I’d like to apologize in advance, because if you’re like me, you don’t really enjoy hearing about other people’s dreams. But I thought this was relevant to A Life’s Work.
I’m at Arcosanti and Paolo Soleri asks me if I would like to walk with him. I do gladly. Suddenly we approach the New School in Manhattan. We walk to a building he designed, a very un-Soleri like black glass cube. He asks if I would like to video it. I hesitate, because the building doesn’t say “Arcosanti” or “Soleri,” though his name is on the building and running on a diagonal, but too small to register. Then I think—yes, it might work in a montage of his work.

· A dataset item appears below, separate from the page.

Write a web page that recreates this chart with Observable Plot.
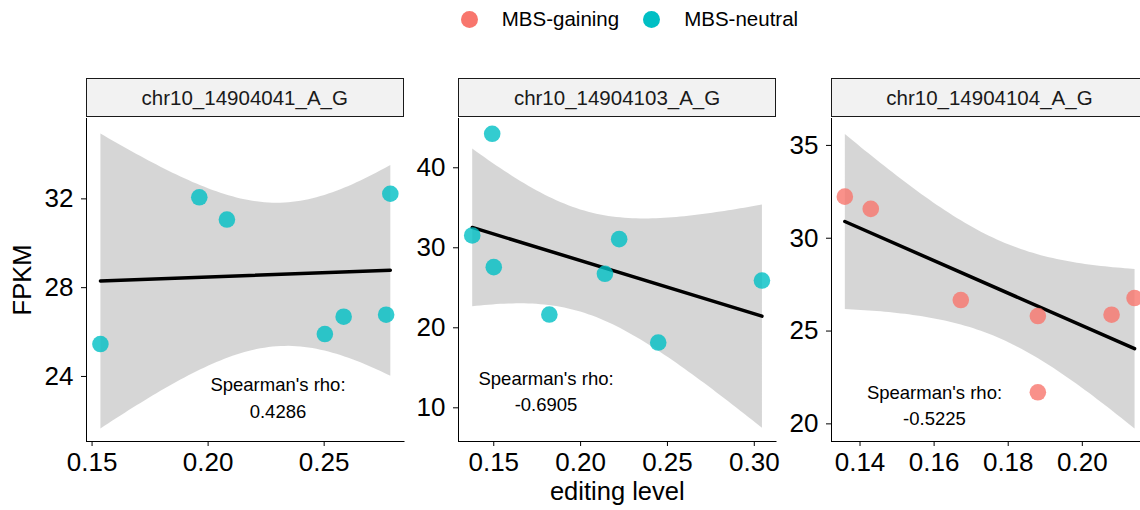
<!DOCTYPE html>
<html>
<head>
<meta charset="utf-8">
<script src="https://cdn.jsdelivr.net/npm/d3@7"></script>
<script src="https://cdn.jsdelivr.net/npm/@observablehq/plot@0.6"></script>
<style>
  html, body { margin: 0; padding: 0; background: #ffffff; overflow: hidden; width: 1140px; height: 510px; }
  #root { position: relative; width: 1140px; height: 510px; overflow: hidden; font-family: "Liberation Sans", Arial, sans-serif; }
  .strip { position: absolute; top: 78px; height: 39px; box-sizing: border-box; border: 1.3px solid #1a1a1a; background: #f2f2f2;
           font-size: 20.5px; color: #1a1a1a; display: flex; align-items: center; justify-content: center; }
  .panel { position: absolute; top: 100px; }
  .legend { position: absolute; top: 0; left: 460.8px; height: 38px; display: flex; align-items: center; font-size: 20.5px; color: #000; }
  .legend .key { width: 17px; height: 17px; border-radius: 50%; margin-right: 24px; }
  .legend .lab { margin-right: 24px; }
</style>
</head>
<body>
<div id="root"></div>
<script>
// ---- data ----
const sites = ["chr10_14904041_A_G", "chr10_14904103_A_G", "chr10_14904104_A_G"];
const groups = ["MBS-gaining", "MBS-neutral"];
const groupColors = ["#F8766D", "#00BFC4"];

const site1Group = "MBS-neutral";
const site1Editing = [0.1536, 0.1962, 0.2081, 0.2503, 0.2584, 0.2767, 0.2785];
const site1Fpkm    = [25.46, 32.07, 31.07, 25.91, 26.69, 26.78, 32.23];

const site2Group = "MBS-neutral";
const site2Editing = [0.1376, 0.1491, 0.1500, 0.1820, 0.2140, 0.2222, 0.2447, 0.3044];
const site2Fpkm    = [31.54, 44.25, 27.58, 21.66, 26.75, 31.08, 18.16, 25.91];

const site3Group = "MBS-gaining";
const site3Editing = [0.1359, 0.1429, 0.1672, 0.1880, 0.1880, 0.2079, 0.2141];
const site3Fpkm    = [32.24, 31.58, 26.67, 25.81, 21.70, 25.88, 26.78];

const rhoValues = ["0.4286", "-0.6905", "-0.5225"];
const rhoLabelX = [0.2301, 0.1801, 0.1601];
const rhoLabelY = [23.11, 12.26, 21.10];

const xTicks = [[0.15, 0.20, 0.25], [0.15, 0.20, 0.25, 0.30], [0.14, 0.16, 0.18, 0.20]];
const yTicks = [[24, 28, 32], [10, 20, 30, 40], [20, 25, 30, 35]];
const xDomains = [[0.1476, 0.2844], [0.1297, 0.3125], [0.1323, 0.2180]];
const yDomains = [[21.07, 35.62], [5.79, 46.16], [19.05, 36.45]];

// ---- layout ----
const root = document.getElementById("root");
const panelLeft = [86, 458.3, 830.7];
const panelW = 317.5;
const mLeft = [86, 60, 60];
const mRight = 10, mTop = 18, mBottom = 69;
const FONT = '"Liberation Sans", Arial, sans-serif';

// legend
const legend = document.createElement("div");
legend.className = "legend";
groups.forEach((g, i) => {
  const k = document.createElement("div");
  k.className = "key"; k.style.background = groupColors[i];
  const t = document.createElement("div");
  t.className = "lab"; t.textContent = g;
  legend.appendChild(k); legend.appendChild(t);
});
root.appendChild(legend);

const panels = [
  {group: site1Group, x: site1Editing, y: site1Fpkm},
  {group: site2Group, x: site2Editing, y: site2Fpkm},
  {group: site3Group, x: site3Editing, y: site3Fpkm}
];

panels.forEach((p, i) => {
  const data = p.x.map((x, j) => ({editing: x, fpkm: p.y[j], group: p.group}));
  const label = [{x: rhoLabelX[i], y: rhoLabelY[i], text: "Spearman's rho:\n" + rhoValues[i]}];

  const chart = Plot.plot({
    width: mLeft[i] + panelW + mRight,
    height: 410,
    marginLeft: mLeft[i],
    marginRight: mRight,
    marginTop: mTop,
    marginBottom: mBottom,
    style: {fontFamily: FONT, fontSize: "26px", color: "#000", background: "transparent", overflow: "visible", maxWidth: "none"},
    x: {domain: xDomains[i], ticks: xTicks[i], tickFormat: d3.format(".2f"), tickSize: 5, tickPadding: 6,
        line: true, label: i === 1 ? "editing level" : null, labelAnchor: "center", labelArrow: "none", labelOffset: 58},
    y: {domain: yDomains[i], ticks: yTicks[i], tickSize: 5, tickPadding: 8,
        line: true, label: i === 0 ? "FPKM" : null, labelAnchor: "center", labelArrow: "none", labelOffset: 74},
    color: {domain: groups, range: groupColors},
    marks: [
      Plot.linearRegressionY(data, {x: "editing", y: "fpkm", ci: 0.95, stroke: "#000", strokeWidth: 3.5,
                                    fill: "#999999", fillOpacity: 0.4}),
      Plot.dot(data, {x: "editing", y: "fpkm", r: 8.3, fill: "group", fillOpacity: 0.8, stroke: null}),
      Plot.text(label, {x: "x", y: "y", text: "text", fontSize: 18.5, lineHeight: 1.43, fill: "#000", fontFamily: FONT})
    ]
  });

  // axis titles slightly smaller than tick labels
  chart.querySelectorAll('[aria-label="x-axis label"], [aria-label="y-axis label"]').forEach(g => g.setAttribute("font-size", "25.5"));

  const wrap = document.createElement("div");
  wrap.className = "panel";
  wrap.style.left = (panelLeft[i] - mLeft[i]) + "px";
  wrap.style.width = (mLeft[i] + panelW + mRight) + "px";
  wrap.appendChild(chart);
  root.appendChild(wrap);

  const strip = document.createElement("div");
  strip.className = "strip";
  strip.style.left = panelLeft[i] + "px";
  strip.style.width = panelW + "px";
  strip.textContent = sites[i];
  root.appendChild(strip);
});
</script>
</body>
</html>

A shot of the amphitheater in Santa Fe, a shot of this building in New York. Cars are parked in front and I wonder if we could clear them so I could capture a long shot. As I think this a security guard/food vendor tells the driver in one of the cars he is parked illegally and must move. Paolo and I look at the building. I ask him when I should shoot it. He says March, around 4:00 pm. This is when the light on the building is best, he tells me.
We talk though I don’t remember what about. We then walk into the building and it is very institutional—again, very un-Soleri-esque. We are in a stairwell and we talk about how difficult it is to raise money for our projects. He walks down a stairway while I stand on the landing. “Don’t give your children cameras,” he sighs and turns the corner, disappearing.
End of dream. Thank you for indulging me.